Of course I don’t get to do ANY of this justice. I’m too tired to read up on my issues, cite authority, or even develop my own ideas/assertions fully. For example, I don’t even know if this is the season for Little League. I’m not POSITIVE I spelled Bill Maher’s name correctly. There are way too many words in some of these sentences. This is definitely First Draft writing. But I’ll tell you what: I feel better. I got my writing fix. The volume is turned down sufficiently so that I can turn my concentration elsewhere. I can exhale, and close one computer application and open another one and not even shift my bodily position.

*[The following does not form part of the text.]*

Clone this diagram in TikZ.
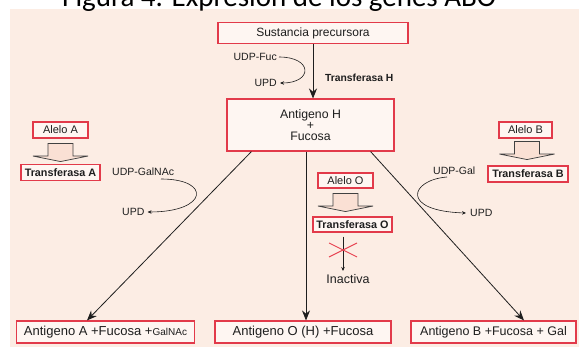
\documentclass[tikz,border=0pt]{standalone}
\usepackage{fontspec}
\setmainfont{Liberation Sans}
\newfontfamily\titlefont{Carlito}
\usetikzlibrary{arrows.meta,calc}
\definecolor{bg}{HTML}{FCEDE4}
\definecolor{boxred}{HTML}{E23A4A}
\definecolor{boxfill}{HTML}{FEF6F2}
\definecolor{blkfill}{HTML}{FAE0D4}
\definecolor{ink}{HTML}{1E1E1E}
\definecolor{xred}{HTML}{E8404F}
\newcommand{\fsz}[1]{\fontsize{#1}{#1}\selectfont}
\begin{document}
\begin{tikzpicture}[x=1pt,y=-1pt,
  rbox/.style={draw=boxred, line width=1.1pt, fill=boxfill, inner sep=0pt, text=ink, align=center},
  lbl/.style={inner sep=0pt, text=ink, font=\fsz{10.5}},
  arr/.style={draw=ink, line width=0.8pt, -{Stealth[length=10pt,width=8pt]}},
  sarr/.style={draw=ink, line width=0.6pt, -{Stealth[length=4pt,width=3.5pt]}},
  blk/.style={draw=ink!85, line width=0.7pt, fill=blkfill, line join=miter},
  blockarr/.pic={\draw[blk] (-12.5,0) -- (12.5,0) -- (12.5,12.5) -- (27.5,12.5) -- (0,18) -- (-27.5,12.5) -- (-12.5,12.5) -- cycle;}]
\useasboundingbox (0,0) rectangle (579,347);
\fill[bg] (10,9) rectangle (579,347);
\node[anchor=base west, inner sep=0pt, text=black, font=\titlefont\fsz{29}] (title) at (62,6.5) {Figura 4. Expresión de los genes ABO};

% main boxes
\node[rbox, minimum width=190pt, minimum height=21pt, font=\fsz{12}] (sust) at (313,33) {Sustancia precursora};
\node[rbox, minimum width=167pt, minimum height=52pt, font=\fontsize{12.3}{11}\selectfont] (antH) at (310.5,125) {Antigeno H\\+\\Fucosa};

% UDP-Fuc
\node[lbl, anchor=east] (udpfuc) at (277,57) {UDP-Fuc};
\node[lbl, anchor=east] (upd1) at (277,83) {UPD};
\node[lbl, anchor=west, font=\bfseries\fsz{10.3}] (trH) at (325,78) {Transferasa H};
\draw[arr] (sust.south -| 313,0) -- (313,98.5);
\draw[sarr] ([xshift=2pt]udpfuc.east) .. controls (313,57) and (313,83) .. ([xshift=3pt]upd1.east);

% Alelo A
\node[rbox, minimum width=55pt, minimum height=16pt, font=\fsz{11}] (alA) at (60.5,130) {Alelo A};
\pic at ([yshift=-5pt]alA.south) {blockarr};
\node[rbox, minimum width=79pt, minimum height=16pt, font=\bfseries\fsz{10.8}] (trA) at (60.5,172.5) {Transferasa A};

% Alelo O
\node[rbox, minimum width=55pt, minimum height=15pt, font=\fsz{11}] (alO) at (345.5,180.5) {Alelo O};
\pic at ([yshift=-5pt]alO.south) {blockarr};
\node[rbox, minimum width=79pt, minimum height=15pt, font=\bfseries\fsz{10.8}] (trO) at (352.5,224.5) {Transferasa O};
\node[inner sep=0pt, text=ink, font=\fsz{12.5}, anchor=north] (inact) at (348,274) {Inactiva};
\draw[sarr] ([xshift=-9.5pt,yshift=-4pt]trO.south) -- ([xshift=-5pt,yshift=3pt]inact.north);
\coordinate (xc) at (343,250);
\draw[xred, line width=0.9pt] ($(xc)+(-14,-7)$) -- ($(xc)+(14,7)$);
\draw[xred, line width=0.9pt] ($(xc)+(-14,7)$) -- ($(xc)+(14,-7)$);

% Alelo B
\node[rbox, minimum width=53pt, minimum height=16pt, font=\fsz{11}] (alB) at (525.5,130) {Alelo B};
\pic at ([yshift=-3pt,xshift=1.5pt]alB.south) {blockarr};
\node[rbox, minimum width=80pt, minimum height=16pt, font=\bfseries\fsz{10.8}] (trB) at (528,174) {Transferasa B};

% bottom boxes
\node[rbox, minimum width=178pt, minimum height=22pt, font=\fsz{13}] (antA) at (105.5,332) {Antigeno A +Fucosa +{\fsz{10}GalNAc}};
\node[rbox, minimum width=176pt, minimum height=22pt, font=\fsz{13}] (antO) at (303,332) {Antigeno O (H) +Fucosa};
\node[rbox, minimum width=165pt, minimum height=22pt, font=\fsz{12.5}] (antB) at (493.5,332) {Antigeno B +Fucosa + Gal};

% main diagonals
\draw[arr] ([xshift=25pt]antH.south west) -- ([xshift=-18.5pt]antA.north);
\draw[arr] ([xshift=-4.5pt]antH.south) -- ([xshift=3pt]antO.north);
\draw[arr] ([xshift=-24pt]antH.south east) -- ([xshift=30.5pt]antB.north);

% UDP-GalNAc
\node[lbl, anchor=west] (udpgalnac) at (112,172) {UDP-GalNAc};
\node[lbl, anchor=west] (upd2) at (122,212) {UPD};
\draw[sarr] (161,179) .. controls (212,179) and (208,212) .. ([xshift=3pt]upd2.east);

% UDP-Gal
\node[lbl, anchor=west] (udpgal) at (433,171) {UDP-Gal};
\node[lbl, anchor=west] (upd3) at (470,213) {UPD};
\draw[sarr] (447,177) .. controls (410,180) and (400,211) .. ([xshift=-4pt]upd3.west);
\end{tikzpicture}
\end{document}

Without much ado, maybe I can toss up a simple website, a little something to help S. Maybe I can make him smile, maybe take away a little bit of his stress, maybe make him feel that he hasn’t been wrong to believe that I might actually do what I said I would do. And that, my friends, will be a very nice, satisfying way to end my day. To actually accomplish something real will be very, very good.

3 comments:

Andrew Ordover said...

Allow me to go right past all the wonderful profundities in your post and comment on the trivia.

: )

I think Maher was great with those hecklers...especially since they were "911 was an inside job" crazies.

Heather said...

Damn. I wish I'd seen the show for myself. Closest I got was to see a clip that showed him striding off the stage, muttering something about having to take care of business himself. Which I thought was funny and strong and "cool." I admire people who "take care of bidness."

But isn't it great to have conversations with people about things that one is, for the most part, uninformed about? Not knowing the whole story makes it easier to nod and smile. It's a slippery slope... politeness, ignorance and apathy. What a combination. One way to prevent potentially dire consequences is to stay even halfway engaged in MULTIPLE conversations, so that little by little, a larger picture emerges. That, and You Tube--which will allow me to watch the episode for myself and make my own judgments.

Heather said...

By the way, I kept my promise... I got something up for S's website. NOT my best work but it's information that wasn't there before. Whew. It DOES feel good to accomplish something. Baby steps.